“THEY used to write missives reviling and insulting him, seal them, and inscribe them, ‘By the head of the Master of the World, none but he may read this'.” - The Travels of Ibn Battuta in the Near East, Asia and Africa, 1325-1354
Delhi has a rich tradition of political protests and this was one of the ingenious ways by which the people showed their anger. Their ire was directed at Mohammad bin Tughlaq, who ruled Delhi from AD 1325 to 1351. Ibn Battuta, the famous Moroccan traveller, who was a member of Tughlaq’s court for several years, vividly describes the modus operandi of the feisty protesters. At night, when the city sleeps, the protesters would throw their letters into the audience hall of the palace through the windows. “When the sultan broke the seal, he found them full of insults and abuse.”
Tormented by this fly-in stream of insult-bombs and unable to pin down the blame on any single person or group, Tughlaq came up with the idea of punishing the entire population of Delhi and ordered all of them to move to Daulatabad in Deccan, thousands of miles away.
But, the people refused. In response, Battuta says the sultan proclaimed that “no person should remain in it [Delhi] after three nights. The majority of the citizens left, but some of them hid in their houses. The sultan ordered a search and his slaves found two men in the streets, one of them a cripple and the other blind. They were brought in and he ordered the cripple to be flung from a mangonel and the blind dragged to Daulatabad, a distance of 40 days... all of him that reached Daulatabad was his leg.”
Protests, music, meat and sweets, and, of course, the unbroken tradition of power, all of these have remained the same in Delhi since the days of Tughlaq. For instance, samosas, enjoyed by the sultan and his guests, still rule the snack platter of Delhi’s power elite as well as the aam aadmi. The link is also visible in the city’s neighbourhoods like Siri Fort, Tughlaqabad and Hauz Khas, which are mentioned in Battuta’s chronicles. The water tank in Hauz Khas and the royal mosque at Mehrauli, both recorded with precise details by Battuta, too, have stood the test of time.
Conservationist Jaya Jaitley, who has her office in Hauz Khas, says such neighbourhoods are unique as they have sustained humanity without substantial gaps. She says compared with the elaborate rituals and the cultural refinement of the Tughlaq era, modern Delhi has failed to create its own distinctive culture and architecture. “The Tughlaqs could have remained happy with the earlier power zones. Instead, they created their own style and contributed their bit to the history of the city by adding a new capital zone. Our contribution, however, is the crazy urban boom of Delhi.

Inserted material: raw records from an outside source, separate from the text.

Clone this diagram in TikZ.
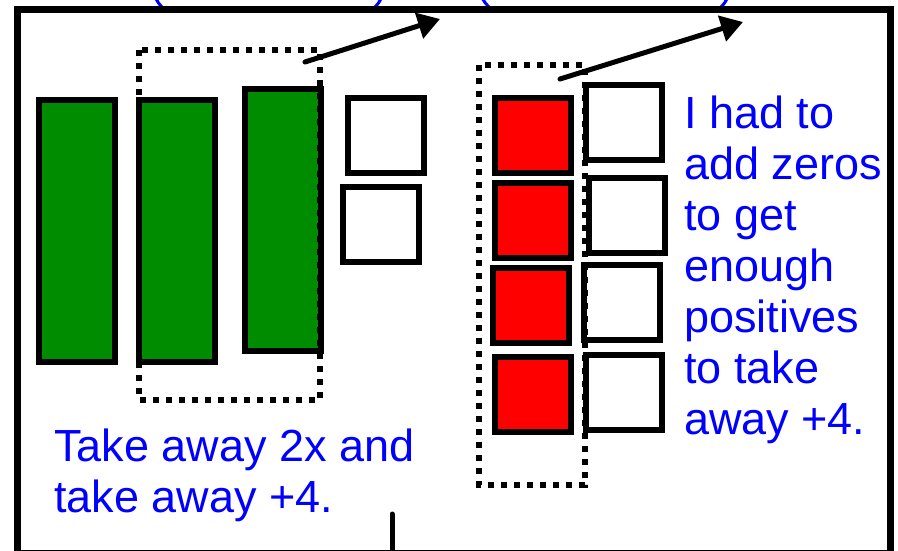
\documentclass[tikz,border=0pt]{standalone}
\usepackage{fontspec}
\setmainfont{Liberation Sans}
\usetikzlibrary{arrows.meta}

\definecolor{tilegreen}{RGB}{0,140,0}

\begin{document}
\begin{tikzpicture}[x=1pt, y=-1pt,
  tile/.style={draw=black, line width=6pt, minimum width=76pt, minimum height=75pt, inner sep=0pt},
  bar/.style={tile, fill=tilegreen, minimum height=262pt},
  minustile/.style={tile, fill=red},
  plustile/.style={tile, fill=white},
  group/.style={draw=black, line width=6pt, dash pattern=on 6pt off 7pt},
  move/.style={line width=5pt, line cap=round, -{Triangle[length=22pt,width=26pt]}},
  paren/.style={draw=blue, line width=3pt},
  words/.style={text=blue, font=\fontsize{45}{51}\selectfont, align=left, inner sep=0pt, anchor=north west}]

\useasboundingbox (0,0) rectangle (898,550);
\clip (0,0) rectangle (898,550);

% bottoms of the brackets above the frame
\draw[paren] (155,-4) .. controls (158,3) .. (165,10);
\draw[paren] (382,-4) .. controls (379,3) .. (372,10);
\draw[paren] (481,-4) .. controls (485,3) .. (492,10);
\draw[paren] (728,-4) .. controls (725,3) .. (718,10);

% frame
\draw[line width=7pt] (17,9) rectangle (890,553);
\draw[line width=5pt, line cap=round] (392,514) -- (392,560);

% 2x + 4 side
\node[bar] (g1) at (77,231) {};
\node[bar] (g2) at (177,231) {};
\node[bar] (g3) at (282.5,220) {};
\node[plustile] (w1) at (385.5,135.5) {};
\node[plustile] (w2) at (381,224) {};

% -4 side with zero pairs
\node[minustile] (r1) at (533,135.5) {};
\node[minustile] (r2) at (533,220) {};
\node[minustile] (r3) at (530.5,305) {};
\node[minustile] (r4) at (533,394) {};
\node[plustile] (z1) at (624,122) {};
\node[plustile] (z2) at (626.5,215.5) {};
\node[plustile] (z3) at (622,302.5) {};
\node[plustile] (z4) at (624,392) {};

% what gets taken away
\draw[group] (139,50) rectangle (320,400);
\draw[group] (479,65) rectangle (585,485);

\coordinate (outL) at (305,62);
\coordinate (toL) at (440,19);
\coordinate (outR) at (560,79);
\coordinate (toR) at (743,22);
\draw[move] (outL) -- (toL);
\draw[move] (outR) -- (toR);

\node[words] (noteL) at (54,429) {Take away 2x and\\take away +4.};
\node[words] (noteR) at (684,96) {I had to\\add zeros\\to get\\enough\\positives\\to take\\away +4.};

\end{tikzpicture}
\end{document}
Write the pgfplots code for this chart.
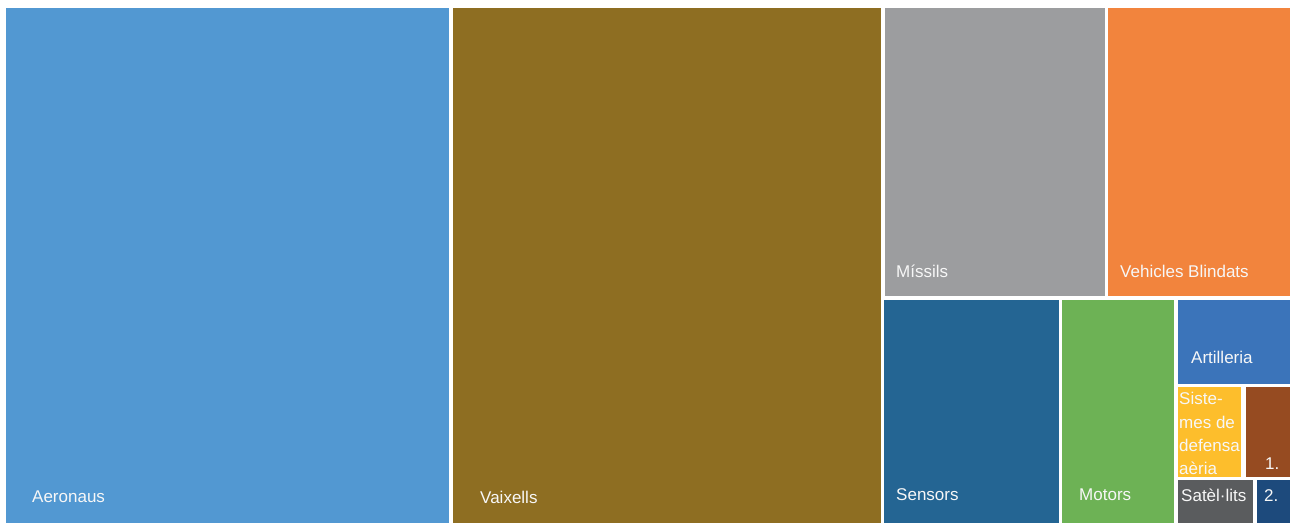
\documentclass[border=0pt]{standalone}
\usepackage{pgfplots}
\pgfplotsset{compat=1.18}
\usepackage{fontspec}
\setmainfont{Liberation Sans}
\definecolor{cAer}{HTML}{5298D2}
\definecolor{cVai}{HTML}{8E6E22}
\definecolor{cMis}{HTML}{9C9D9F}
\definecolor{cVeh}{HTML}{F2843D}
\definecolor{cSen}{HTML}{246593}
\definecolor{cMot}{HTML}{6DB255}
\definecolor{cArt}{HTML}{3B74BA}
\definecolor{cSis}{HTML}{FDBE2C}
\definecolor{cU}{HTML}{964B21}
\definecolor{cSat}{HTML}{5A5C5E}
\definecolor{cD}{HTML}{1D4A7C}
\tikzset{lbl/.style={anchor=west,text=white!94!gray,inner sep=0pt,font=\fontsize{17}{20}\selectfont}}
\begin{document}
\begin{tikzpicture}
\begin{axis}[width=1303pt,height=523pt,scale only axis,
  xmin=0,xmax=1303,ymin=0,ymax=523,y dir=reverse,hide axis,clip=false]
\addplot[fill=white,draw=none] coordinates {(0,0)(1303,0)(1303,523)(0,523)} -- cycle;
% Aeronaus
\addplot[fill=cAer,draw=none] coordinates {(6,8)(449,8)(449,523)(6,523)} -- cycle;
% Vaixells
\addplot[fill=cVai,draw=none] coordinates {(453,8)(881,8)(881,523)(453,523)} -- cycle;
% Missils
\addplot[fill=cMis,draw=none] coordinates {(885,8)(1105,8)(1105,296)(885,296)} -- cycle;
% Vehicles Blindats
\addplot[fill=cVeh,draw=none] coordinates {(1108,8)(1290,8)(1290,296)(1108,296)} -- cycle;
% Sensors
\addplot[fill=cSen,draw=none] coordinates {(884,300)(1059,300)(1059,523)(884,523)} -- cycle;
% Motors
\addplot[fill=cMot,draw=none] coordinates {(1062,300)(1174,300)(1174,523)(1062,523)} -- cycle;
% Artilleria
\addplot[fill=cArt,draw=none] coordinates {(1178,300)(1290,300)(1290,383.5)(1178,383.5)} -- cycle;
% Sistemes de defensa aeria
\addplot[fill=cSis,draw=none] coordinates {(1178,387)(1241,387)(1241,476.5)(1178,476.5)} -- cycle;
% 1.
\addplot[fill=cU,draw=none] coordinates {(1246,387)(1290,387)(1290,476.5)(1246,476.5)} -- cycle;
% Satel.lits
\addplot[fill=cSat,draw=none] coordinates {(1178,480)(1253,480)(1253,523)(1178,523)} -- cycle;
% 2.
\addplot[fill=cD,draw=none] coordinates {(1257,480)(1290,480)(1290,523)(1257,523)} -- cycle;

\node[lbl] at (axis cs:32,497) {Aeronaus};
\node[lbl] at (axis cs:480,497) {Vaixells};
\node[lbl] at (axis cs:896,271) {Míssils};
\node[lbl] at (axis cs:1120,271) {Vehicles Blindats};
\node[lbl] at (axis cs:896,495) {Sensors};
\node[lbl] at (axis cs:1079,495) {Motors};
\node[lbl] at (axis cs:1191,357) {Artilleria};
\node[lbl] at (axis cs:1179,398) {Siste-};
\node[lbl] at (axis cs:1179,422) {mes de};
\node[lbl] at (axis cs:1179,445) {defensa};
\node[lbl] at (axis cs:1179,468) {aèria};
\node[lbl] at (axis cs:1265,464) {1.};
\node[lbl] at (axis cs:1181,495) {Satèl·lits};
\node[lbl] at (axis cs:1264,496) {2.};
\end{axis}
\end{tikzpicture}
\end{document}
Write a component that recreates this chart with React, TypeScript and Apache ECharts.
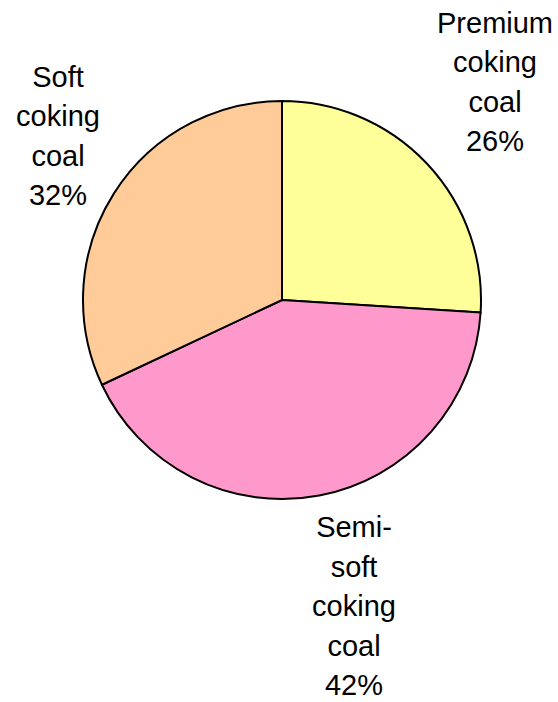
import React, { useEffect, useRef } from "react";
import * as echarts from "echarts";

// Coking coal mix, share of each grade in percent
const categories = ["Premium coking coal", "Semi-soft coking coal", "Soft coking coal"];
const labelLines = [
  ["Premium", "coking", "coal"],
  ["Semi-", "soft", "coking", "coal"],
  ["Soft", "coking", "coal"],
];
const shares = [26, 42, 32];
const colors = ["#FFFF99", "#FF99CC", "#FFCC99"];

// Label block centres (px), one per slice
const labelAnchors = [
  { x: 495, y: 82 },
  { x: 354, y: 606 },
  { x: 58, y: 136 },
];

export default function App() {
  const ref = useRef<HTMLDivElement>(null);

  useEffect(() => {
    if (!ref.current) return;
    const chart = echarts.init(ref.current, null, { renderer: "svg" });
    chart.setOption({
      animation: false,
      backgroundColor: "#ffffff",
      series: [
        {
          type: "pie",
          center: [282, 300],
          radius: [0, 199],
          startAngle: 90,
          clockwise: true,
          avoidLabelOverlap: false,
          itemStyle: { borderColor: "#000000", borderWidth: 2 },
          label: {
            show: true,
            color: "#000000",
            fontFamily: "'Liberation Sans', Arial, sans-serif",
            fontSize: 29,
            lineHeight: 39.5,
            align: "center",
            formatter: (p: any) =>
              labelLines[p.dataIndex].join("\n") + "\n" + Math.round(p.percent) + "%",
          },
          labelLine: { show: false },
          labelLayout: (p: any) => ({
            x: labelAnchors[p.dataIndex].x,
            y: labelAnchors[p.dataIndex].y,
            align: "center",
            verticalAlign: "middle",
          }),
          emphasis: { disabled: true },
          data: categories.map((name, i) => ({
            name,
            value: shares[i],
            itemStyle: { color: colors[i] },
          })),
        },
      ],
    });
    return () => chart.dispose();
  }, []);

  return (
    <div
      ref={ref}
      style={{ position: "fixed", left: 0, top: 0, width: 558, height: 702 }}
    />
  );
}
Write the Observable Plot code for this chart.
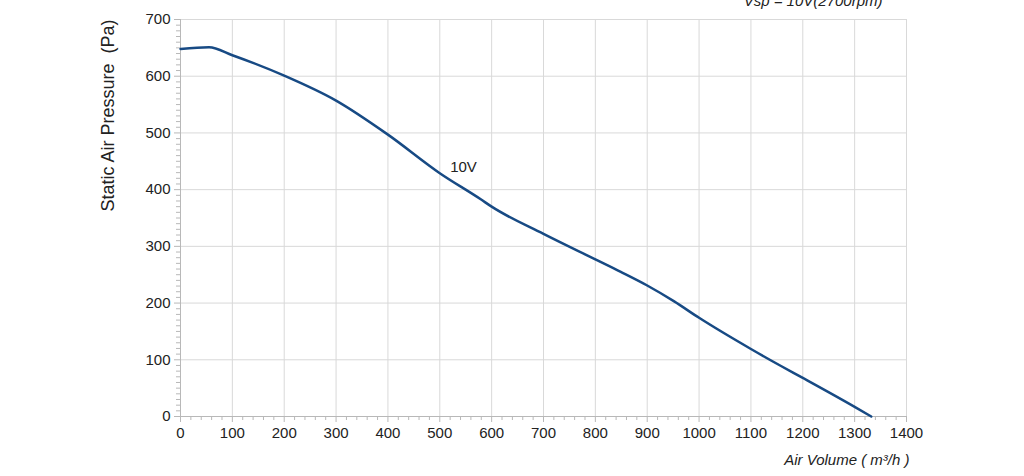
<!DOCTYPE html>
<html>
<head>
<meta charset="utf-8">
<script src="https://cdn.jsdelivr.net/npm/d3@7"></script>
<script src="https://cdn.jsdelivr.net/npm/@observablehq/plot@0.6"></script>
<style>
  html, body { margin: 0; padding: 0; background: #fff; }
  #chart { width: 1024px; height: 476px; overflow: hidden; }
</style>
</head>
<body>
<div id="chart"></div>
<script>
// Fan curve data
const airVolume = [0, 55, 100, 200, 300, 400, 500, 579, 600, 700, 800, 849, 900, 952, 1000, 1100, 1158, 1200, 1300, 1332];
const pressure  = [648, 651, 637, 601, 557, 497, 429, 383, 370, 322, 277, 255, 231, 203, 174, 119, 89, 68, 17, 0];

const xMajorTicks = d3.range(0, 1401, 100);
const yMajorTicks = d3.range(0, 701, 100);
const xMinorTicks = d3.range(0, 1401, 20).filter(v => v % 100 !== 0);
const yMinorTicks = d3.range(0, 701, 10).filter(v => v % 100 !== 0);

const seriesLabel = [{text: "10V", x: 520, y: 440}];
const xTitle = "Air Volume ( m³/h )";
const yTitle = "Static Air Pressure  (Pa)";
const topNote = "Vsp = 10V(2700rpm)";

const curveData = airVolume.map((v, i) => ({airVolume: v, pressure: pressure[i]}));

const gridColor = "#d9d9d9";
const axisColor = "#b8b8b8";
const textColor = "#222";
const lineColor = "#174a84";

const chart = Plot.plot({
  width: 1024,
  height: 476,
  marginLeft: 180,
  marginRight: 118,
  marginTop: 19,
  marginBottom: 60,
  style: {fontFamily: "'Liberation Sans', Arial, sans-serif", fontSize: "15px", color: textColor, background: "#fff", overflow: "visible"},
  x: {domain: [0, 1400]},
  y: {domain: [0, 700]},
  marks: [
    Plot.gridX(xMajorTicks, {stroke: gridColor, strokeOpacity: 1}),
    Plot.gridY(yMajorTicks, {stroke: gridColor, strokeOpacity: 1}),
    Plot.axisX(xMinorTicks, {tickSize: 4, tickFormat: () => "", stroke: axisColor, label: null}),
    Plot.axisY(yMinorTicks, {tickSize: 4, tickFormat: () => "", stroke: axisColor, label: null}),
    Plot.axisX(xMajorTicks, {tickSize: 6, tickPadding: 5, tickFormat: d3.format("d"), stroke: axisColor, fill: textColor, fontSize: 15, label: null}),
    Plot.axisY(yMajorTicks, {tickSize: 6, tickPadding: 4, tickFormat: d3.format("d"), stroke: axisColor, fill: textColor, fontSize: 15, label: null}),
    Plot.ruleY([0], {stroke: axisColor}),
    Plot.ruleX([0], {stroke: axisColor}),
    Plot.line(curveData, {x: "airVolume", y: "pressure", curve: "monotone-x", stroke: lineColor, strokeWidth: 2.5}),
    Plot.text(seriesLabel, {x: "x", y: "y", text: "text", textAnchor: "start", fill: textColor, fontSize: 15}),
    Plot.text([yTitle], {text: d => d, frameAnchor: "top-left", rotate: -90, dx: -72, dy: 96, textAnchor: "middle", lineAnchor: "middle", fill: textColor, fontSize: 18}),
    Plot.text([xTitle], {text: d => d, frameAnchor: "bottom-right", dx: 3, dy: 44, textAnchor: "end", lineAnchor: "middle", fill: textColor, fontSize: 15, fontStyle: "italic"}),
    Plot.text([topNote], {text: d => d, frameAnchor: "top-right", dx: -24, dy: -14, textAnchor: "end", lineAnchor: "bottom", fill: textColor, fontSize: 15, fontStyle: "italic"})
  ]
});
document.getElementById("chart").appendChild(chart);
</script>
</body>
</html>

The only architecture we have contributed is that of the glass and chrome structure of the malls that are not rooted here,” she says.
Battuta paints the picture of a water-sufficient Delhi, evident from the descriptions of Mehrauli’s Shamsi Talab and of the tank in Hauz Khas, both of which were major water systems of the city in the medieval era. This, unfortunately, is no longer the case, says urban historian Sohail Hashmi. Jaitley warns that water is increasingly becoming a scarce resource and the ancient water bodies should be safeguarded for the future of the city.
Jaitley, however, believes that politics represents the biggest continuity from Battuta’s era to the present. The other continuity is the cohabitation of violence with non-violence. She says although sultans like Tughlaq destroyed a lot of monuments in their zeal to enforce Islamic rule, they left untouched artefacts that did not interfere with their faith. This is evident from the metallic pillar near Qutb Minar. The pillar, believed to be erected during the Gupta era, was not adorned with human figurines and, therefore, was spared. However, given the rapid spurt of population, Delhi needs to wake up to the pressure it exerts on its heritage sites even without actively disturbing them, says Jaitley.
Battuta, however, is criticised for the pompous description of his own skills in the Tughlaq court. Contemporary historians believe that his description of the forcible relocation of the citizens of Delhi by Tughlaq, too, was highly exaggerated. Yet, in recording the landmarks and lifestyles of medieval Delhi, Battuta seems to be truthful and to the point.